[Instruction]
Repeat the full listing below verbatim and keep the images out.

+ + + + +

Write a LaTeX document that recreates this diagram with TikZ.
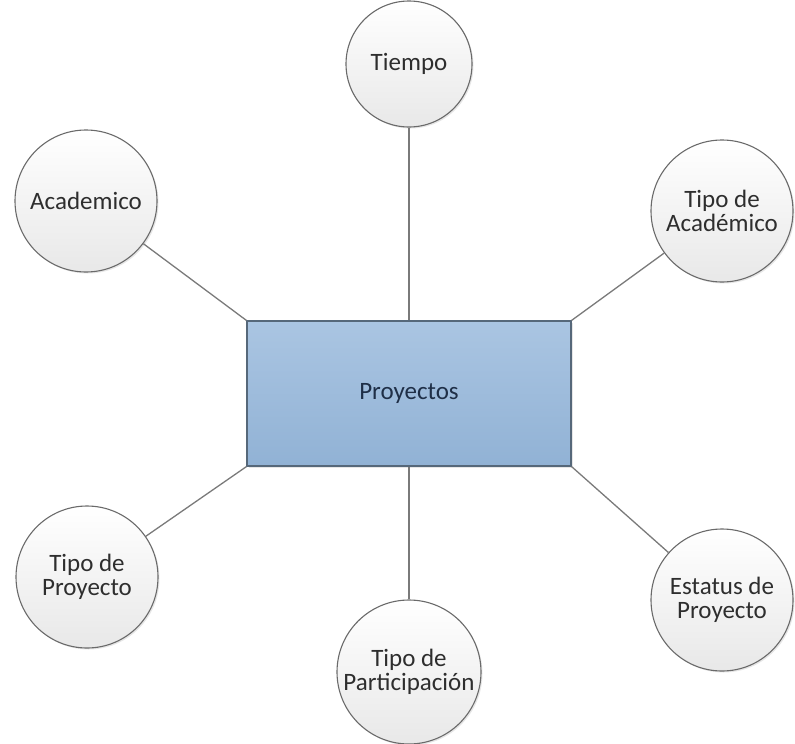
\documentclass[tikz,border=0pt]{standalone}
\usepackage{fontspec}
\setmainfont{Carlito}
\usetikzlibrary{shadows}
\definecolor{edgegray}{HTML}{7A7A7A}
\definecolor{ringgray}{HTML}{6A6A6A}
\definecolor{boxtop}{HTML}{AAC5E2}
\definecolor{boxbot}{HTML}{91B2D5}
\definecolor{boxline}{HTML}{56687A}
\definecolor{boxtext}{HTML}{1F2F47}
\definecolor{bubtext}{HTML}{2E2E2E}
\begin{document}
\begin{tikzpicture}[x=1pt,y=-1pt,
  bubble/.style={circle, draw=ringgray, line width=1.1pt, inner sep=0pt,
    top color=white, bottom color=white!91!black,
    drop shadow={shadow xshift=1.5pt, shadow yshift=-1.5pt, opacity=0.2},
    align=center, text=bubtext,
    font=\fontsize{25}{24}\selectfont},
  entity/.style={rectangle, draw=boxline, line width=1.2pt, inner sep=0pt,
    top color=boxtop, bottom color=boxbot,
    drop shadow={shadow xshift=1.5pt, shadow yshift=-1.5pt, opacity=0.2},
    text=boxtext, font=\fontsize{25}{28}\selectfont},
  link/.style={draw=edgegray, line width=1.3pt}]
  \useasboundingbox (0,0) rectangle (795,744);

  % fact table
  \node[entity, minimum width=324pt, minimum height=145pt] (proy) at (409,393.5) {Proyectos};

  % dimensions
  \node[bubble, minimum size=126pt] (tiempo) at (409,64) {Tiempo};
  \node[bubble, minimum size=142pt] (acad)   at (86,201) {Academico};
  \node[bubble, minimum size=142pt] (tacad)  at (722,211) {Tipo de\\Académico};
  \node[bubble, minimum size=142pt] (tproy)  at (87,577) {Tipo de\\Proyecto};
  \node[bubble, minimum size=142pt] (estat)  at (722,600) {Estatus de\\Proyecto};
  \node[bubble, minimum size=144pt] (tpart)  at (409,672) {Tipo de\\Participación};

  % links between the fact table and each dimension
  \draw[link] (tiempo) -- (proy.north);
  \draw[link] (acad) -- (proy.north west);
  \draw[link] (tacad) -- (proy.north east);
  \draw[link] (tproy) -- (proy.south west);
  \draw[link] (estat) -- (proy.south east);
  \draw[link] (tpart) -- (proy.south);
\end{tikzpicture}
\end{document}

+ + + + +

[Written solution]
Write a LaTeX document that recreates this diagram with TikZ.
\documentclass[tikz,border=0pt]{standalone}
\usepackage{fontspec}
\setmainfont{Carlito}
\usetikzlibrary{shadows}
\definecolor{edgegray}{HTML}{7A7A7A}
\definecolor{ringgray}{HTML}{6A6A6A}
\definecolor{boxtop}{HTML}{AAC5E2}
\definecolor{boxbot}{HTML}{91B2D5}
\definecolor{boxline}{HTML}{56687A}
\definecolor{boxtext}{HTML}{1F2F47}
\definecolor{bubtext}{HTML}{2E2E2E}
\begin{document}
\begin{tikzpicture}[x=1pt,y=-1pt,
  bubble/.style={circle, draw=ringgray, line width=1.1pt, inner sep=0pt,
    top color=white, bottom color=white!91!black,
    drop shadow={shadow xshift=1.5pt, shadow yshift=-1.5pt, opacity=0.2},
    align=center, text=bubtext,
    font=\fontsize{25}{24}\selectfont},
  entity/.style={rectangle, draw=boxline, line width=1.2pt, inner sep=0pt,
    top color=boxtop, bottom color=boxbot,
    drop shadow={shadow xshift=1.5pt, shadow yshift=-1.5pt, opacity=0.2},
    text=boxtext, font=\fontsize{25}{28}\selectfont},
  link/.style={draw=edgegray, line width=1.3pt}]
  \useasboundingbox (0,0) rectangle (795,744);

  % fact table
  \node[entity, minimum width=324pt, minimum height=145pt] (proy) at (409,393.5) {Proyectos};

  % dimensions
  \node[bubble, minimum size=126pt] (tiempo) at (409,64) {Tiempo};
  \node[bubble, minimum size=142pt] (acad)   at (86,201) {Academico};
  \node[bubble, minimum size=142pt] (tacad)  at (722,211) {Tipo de\\Académico};
  \node[bubble, minimum size=142pt] (tproy)  at (87,577) {Tipo de\\Proyecto};
  \node[bubble, minimum size=142pt] (estat)  at (722,600) {Estatus de\\Proyecto};
  \node[bubble, minimum size=144pt] (tpart)  at (409,672) {Tipo de\\Participación};

  % links between the fact table and each dimension
  \draw[link] (tiempo) -- (proy.north);
  \draw[link] (acad) -- (proy.north west);
  \draw[link] (tacad) -- (proy.north east);
  \draw[link] (tproy) -- (proy.south west);
  \draw[link] (estat) -- (proy.south east);
  \draw[link] (tpart) -- (proy.south);
\end{tikzpicture}
\end{document}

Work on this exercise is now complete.